--- Recorded information ---
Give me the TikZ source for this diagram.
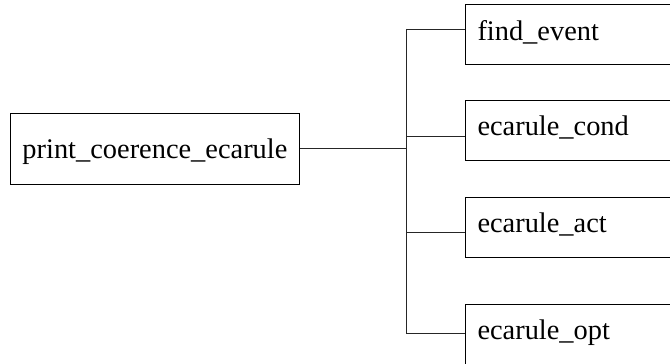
\documentclass[tikz,border=0pt]{standalone}
\usepackage{fontspec}
\setmainfont{Liberation Serif}
\tikzset{callbox/.style = {draw, line width=0.7pt, inner xsep=0.3cm, font=\fontsize{20.2}{24}\selectfont}}
\tikzset{leftbox/.style = {callbox, minimum height=1.775cm, text height=1.3em, text depth=0pt}}
\tikzset{rightbox/.style = {callbox, anchor=north west, minimum height=1.5cm, text width=5.5cm, align=left, text height=0.95em, text depth=0.18em}}
\tikzset{wire/.style = {line width=0.7pt, black!85}}

\begin{document}
\begin{tikzpicture}
    % Page frame
    \useasboundingbox (0,0) rectangle (16.75,-9.1);
    \clip (0,0) rectangle (16.75,-9.1);

    % Caller
    \node[leftbox, anchor=north west] (caller) at (0.25,-2.825) {print\_coerence\_ecarule};

    % Callees
    \node[rightbox] (find) at (11.625,-0.1125) {find\_event};
    \node[rightbox] (cond) at (11.625,-2.5) {ecarule\_cond};
    \node[rightbox] (act)  at (11.625,-4.925) {ecarule\_act};
    \node[rightbox] (opt)  at (11.625,-7.6) {ecarule\_opt};

    % Trunk
    \coordinate (top) at (10.15,-0.725);
    \coordinate (jcond) at (10.15,-3.4);
    \coordinate (jact) at (10.15,-5.8);
    \coordinate (bot) at (10.15,-8.325);
    \draw[wire] (caller.east) -- (caller.east -| top);
    \draw[wire] (top) -- (bot);

    % Branches
    \draw[wire] (top) -- (top -| find.west);
    \draw[wire] (jcond) -- (jcond -| cond.west);
    \draw[wire] (jact) -- (jact -| act.west);
    \draw[wire] (bot) -- (bot -| opt.west);
\end{tikzpicture}
\end{document}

--- Short exercise ---
Give the data above again in full and unchanged, skipping the pictures.

--- Full response ---
Give me the TikZ source for this diagram.
\documentclass[tikz,border=0pt]{standalone}
\usepackage{fontspec}
\setmainfont{Liberation Serif}
\tikzset{callbox/.style = {draw, line width=0.7pt, inner xsep=0.3cm, font=\fontsize{20.2}{24}\selectfont}}
\tikzset{leftbox/.style = {callbox, minimum height=1.775cm, text height=1.3em, text depth=0pt}}
\tikzset{rightbox/.style = {callbox, anchor=north west, minimum height=1.5cm, text width=5.5cm, align=left, text height=0.95em, text depth=0.18em}}
\tikzset{wire/.style = {line width=0.7pt, black!85}}

\begin{document}
\begin{tikzpicture}
    % Page frame
    \useasboundingbox (0,0) rectangle (16.75,-9.1);
    \clip (0,0) rectangle (16.75,-9.1);

    % Caller
    \node[leftbox, anchor=north west] (caller) at (0.25,-2.825) {print\_coerence\_ecarule};

    % Callees
    \node[rightbox] (find) at (11.625,-0.1125) {find\_event};
    \node[rightbox] (cond) at (11.625,-2.5) {ecarule\_cond};
    \node[rightbox] (act)  at (11.625,-4.925) {ecarule\_act};
    \node[rightbox] (opt)  at (11.625,-7.6) {ecarule\_opt};

    % Trunk
    \coordinate (top) at (10.15,-0.725);
    \coordinate (jcond) at (10.15,-3.4);
    \coordinate (jact) at (10.15,-5.8);
    \coordinate (bot) at (10.15,-8.325);
    \draw[wire] (caller.east) -- (caller.east -| top);
    \draw[wire] (top) -- (bot);

    % Branches
    \draw[wire] (top) -- (top -| find.west);
    \draw[wire] (jcond) -- (jcond -| cond.west);
    \draw[wire] (jact) -- (jact -| act.west);
    \draw[wire] (bot) -- (bot -| opt.west);
\end{tikzpicture}
\end{document}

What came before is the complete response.